There's a workaround. When going back 1 ore more steps in the callstack, I can there find, depending on the code, the pointer of the object on which I'm calling a function. –  Pieter Mar 9 '11 at 11:25
    
It might also depend on what foo() does. If the optimizer decides that 'this' is no longer needed, it can reuse a register. –  Bo Persson Mar 9 '11 at 17:59

8 Answers 8

up vote 16 down vote accepted
+25

As some others have mentioned, compiling in Release mode makes certain optimizations (especially eliminating the use of ebp/rbp as a frame pointer) that break assumptions on which the debugger relies for figuring out your local variables. However, knowing why it happens isn't very helpful for debugging your program!

Here's a way you can work around it: at the very beginning of a method call (breaking on the first line of the function, not the opening brace), the this pointer will always be found in a specific register (ecx on 32-bit systems or rcx on 64-bit systems). The debugger knows that and so you should be able to see the value of this right at the start of your method call. You can then copy the address from the Value column and watch that specifically (as (MyObject *)0x003f00f0 or whatever), which will allow you to see into this later in the method.
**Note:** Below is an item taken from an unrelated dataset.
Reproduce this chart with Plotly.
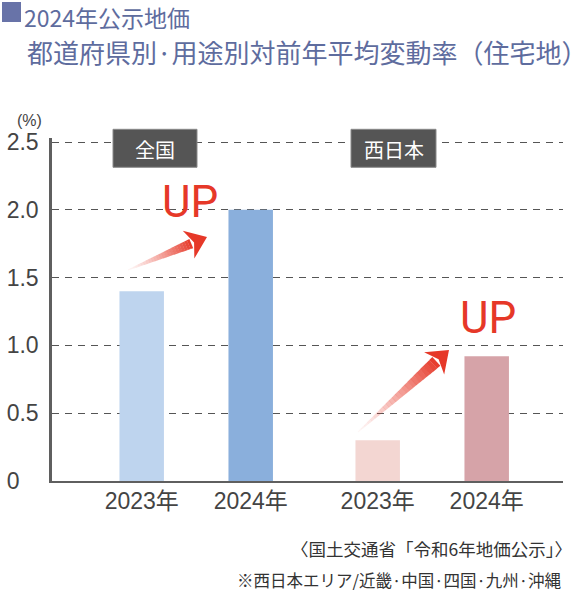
import math
import plotly.graph_objects as go

# data
regions = ["全国", "西日本"]
years = ["2023年", "2024年"]
national = [1.4, 2.0]
west = [0.3, 0.92]
y_ticks = [0, 0.5, 1.0, 1.5, 2.0, 2.5]
y_ticktext = ["0\u2008\u2007", "0.5", "1.0", "1.5", "2.0", "2.5"]

W, H = 588, 592
L, R, T, B = 52, 25, 138, 111
PW, PH = W - L - R, H - T - B

light = ["#BED4EE", "#F3D6D2"]
dark = ["#8AAFDC", "#D6A3A8"]
red = (230, 56, 40)
num_font = "Liberation Sans, Noto Sans CJK JP, sans-serif"
jp_font = "Noto Sans CJK JP, sans-serif"

# bar layout: bars 1 unit apart inside a group, groups 2.165 apart
group_gap = 2.165
xs, vals, cols, labels = [], [], [], []
for g, series in enumerate([national, west]):
    for i, v in enumerate(series):
        xs.append(g * group_gap + i - 0.5)
        vals.append(v)
        cols.append([light, dark][i][g])
        labels.append(years[i])


def px(x, y):
    # pixel position -> paper coords
    return (x - L) / PW, (H - B - y) / PH


def note(text, x, y, size, color, family=jp_font, xanchor="center"):
    ax, ay = px(x, y)
    return dict(text=text, x=ax, y=ay, xref="paper", yref="paper", showarrow=False,
                xanchor=xanchor, yanchor="middle",
                font=dict(family=family, size=size, color=color))


fig = go.Figure(go.Bar(
    x=xs, y=vals, width=0.408,
    marker=dict(color=cols, line=dict(width=0)),
    hoverinfo="skip",
))

shapes = []
annotations = []

# region boxes
for name, (x0, x1) in zip(regions, [(113, 197), (351, 436)]):
    a, b = px(x0, 167.3)
    c, d = px(x1, 129.3)
    shapes.append(dict(type="rect", xref="paper", yref="paper", x0=a, x1=c, y0=b, y1=d,
                       fillcolor="#555555", line=dict(color="#8a8a8a", width=1), layer="above"))
    annotations.append(note(name, (x0 + x1) / 2, 149, 20, "white"))


def gradient_arrow(tail, tip, head_len=17, head_hw=15, w0=0.5, w1=5, n=24):
    dx, dy = tip[0] - tail[0], tip[1] - tail[1]
    ln = math.hypot(dx, dy)
    ux, uy = dx / ln, dy / ln
    nx, ny = -uy, ux
    base = (tip[0] - ux * head_len, tip[1] - uy * head_len)
    shaft = ln - head_len
    for k in range(n):
        t0, t1 = k / n, min((k + 1.05) / n, 1.0)
        pts = []
        for t, s in [(t0, 1), (t1, 1), (t1, -1), (t0, -1)]:
            w = w0 + (w1 - w0) * t
            cx = tail[0] + ux * shaft * t + s * nx * w
            cy = tail[1] + uy * shaft * t + s * ny * w
            pts.append(px(cx, cy))
        alpha = 0.04 + 0.96 * ((k + 0.5) / n) ** 1.3
        path = "M " + " L ".join(f"{p[0]:.5f},{p[1]:.5f}" for p in pts) + " Z"
        shapes.append(dict(type="path", xref="paper", yref="paper", path=path,
                           fillcolor=f"rgba({red[0]},{red[1]},{red[2]},{alpha:.3f})",
                           line=dict(width=0), layer="above"))
    pts = [px(*tip),
           px(base[0] + nx * head_hw - ux * 3, base[1] + ny * head_hw - uy * 3),
           px(base[0] + ux * 3, base[1] + uy * 3),
           px(base[0] - nx * head_hw - ux * 3, base[1] - ny * head_hw - uy * 3)]
    path = "M " + " L ".join(f"{p[0]:.5f},{p[1]:.5f}" for p in pts) + " Z"
    shapes.append(dict(type="path", xref="paper", yref="paper", path=path,
                       fillcolor=f"rgb({red[0]},{red[1]},{red[2]})", line=dict(width=0), layer="above"))


gradient_arrow((128, 270), (207, 237))
gradient_arrow((358, 432), (449, 350), w1=6)

# UP labels
for (x, y) in [(190, 202), (488, 318)]:
    annotations.append(note("UP", x, y, 44, "#E63828", family="Roboto, sans-serif"))

# title block
shapes.append(dict(type="rect", xref="paper", yref="paper",
                   x0=px(2, 0)[0], x1=px(21, 0)[0], y0=px(0, 22)[1], y1=px(0, 2)[1],
                   fillcolor="#6873A8", line=dict(width=0)))
annotations.append(note("2024年公示地価", 22, 17, 23, "#5E6C9E", xanchor="left"))
annotations.append(note("都道府県別·用途別対前年平均変動率（住宅地）", 25, 52, 26, "#5E6C9E",
                        xanchor="left"))

# unit
annotations.append(note("(%)", 29, 120, 16, "#444444", family=num_font))

# footnotes
annotations.append(note("〈国土交通省「令和6年地価公示」〉", 574, 548, 17.5, "#333333", xanchor="right"))
annotations.append(note("※西日本エリア/近畿·中国·四国·九州·沖縄", 563, 580, 16.5, "#333333",
                        xanchor="right"))

fig.update_layout(
    width=W, height=H,
    margin=dict(l=L, r=R, t=T, b=B),
    paper_bgcolor="white", plot_bgcolor="white",
    showlegend=False,
    shapes=shapes, annotations=annotations,
    xaxis=dict(range=[-1.323, 3.365], tickvals=xs, ticktext=labels, automargin=False,
               showgrid=False, zeroline=False, showline=True, linecolor="#5f5f5f", linewidth=2,
               ticks="", ticklabelstandoff=-2,
               tickfont=dict(family=num_font, size=23, color="#444444")),
    yaxis=dict(range=[0, 2.53], tickvals=y_ticks, ticktext=y_ticktext, automargin=False,
               showgrid=True, gridcolor="#555555", gridwidth=1.2, griddash="7px,6px",
               zeroline=False, showline=True, linecolor="#5f5f5f", linewidth=2.5,
               ticks="", ticklabelstandoff=6,
               tickfont=dict(family=num_font, size=23, color="#444444")),
)

fig.write_html("out.html", config={"displayModeBar": False},
               post_script="document.body.style.margin='0';")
If that's not good enough (for example, because you only want to stop when a bug manifests itself, which is a very small percentage of the time the given method is called), you can try this slightly more advanced (and less reliable) trick. Usually, the this pointer is taken out of ecx/rcx very early in a function call, because that is a "caller-saves" register, meaning that its value may be clobbered and not restored by function calls your method makes (it's also needed for some instructions that can only use that register for their operand, like REP* and some of the shift instructions). However, if your method uses the this pointer a lot (including the implicit use of referring to member variables or calling virtual member functions), the compiler will probably have saved this in another register, a "callee-saves" register (meaning that any function that clobbers it must restore it before returning).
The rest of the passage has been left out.